Non si trattava di una dichiarazione religiosa, bensì di una visione etica e progettuale: la convinzione che la perfezione formale e spirituale di un’opera risieda nella cura assoluta di ogni elemento, anche il più invisibile.
Per Mies, il dettaglio non è un ornamento, ma una manifestazione della verità costruttiva.
In un mondo in cui l’architettura tendeva a essere sempre più simbolica e spettacolare, lui riaffermava la centralità del rigore. Il dettaglio è ciò che rivela la coerenza tra idea e costruzione, tra disegno e realtà. Se il progetto è un pensiero, il dettaglio è il suo battito.
Nel Padiglione di Barcellona, le giunzioni tra i pannelli di marmo sono invisibili, calibrate millimetricamente per non spezzare la continuità dello spazio.
Nella Farnsworth House, le travi d’acciaio e i profili in alluminio sono perfettamente allineati, tanto che ogni riflesso della luce sembra parte del progetto.
Nel Crown Hall, i nodi strutturali delle travi sospese diventano quasi sacri: è lì che si manifesta la logica divina della costruzione, la grazia nascosta dietro la matematica.
“Dio è nei dettagli” significa, per Mies, che la bellezza assoluta nasce dalla precisione.
Non c’è nulla di casuale in un’opera perfetta: ogni millimetro ha un motivo, ogni proporzione una ragione.
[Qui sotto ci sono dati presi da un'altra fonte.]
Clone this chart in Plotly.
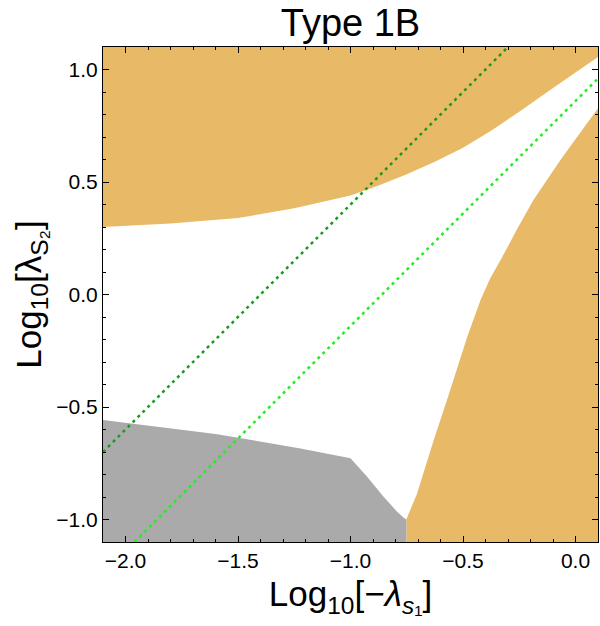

È un pensiero che travalica l’architettura e tocca il design, la grafica, persino l’intelligenza artificiale.
Anche nei sistemi complessi generativi, infatti, la qualità dipende dalla definizione dei micro-elementi: nel codice, come nel progetto, l’armonia si genera dal controllo del minimo.
Per questo Mies non è solo un architetto, ma un filosofo della misura.
Credeva che la verità del mondo fosse inscritta nel dettaglio, e che la responsabilità del progettista fosse quella di riconoscerla e non tradirla.
Lì dove altri cercavano lo stupore, Mies cercava la coerenza.
Lì dove altri costruivano monumenti, lui costruiva silenzio, precisione e luce.
Oggi, questa frase — ripetuta in scuole di architettura, studi di design e algoritmi di machine learning — continua a essere un monito attualissimo:
Il futuro del progetto, come quello dell’intelligenza, sarà sempre nei dettagli.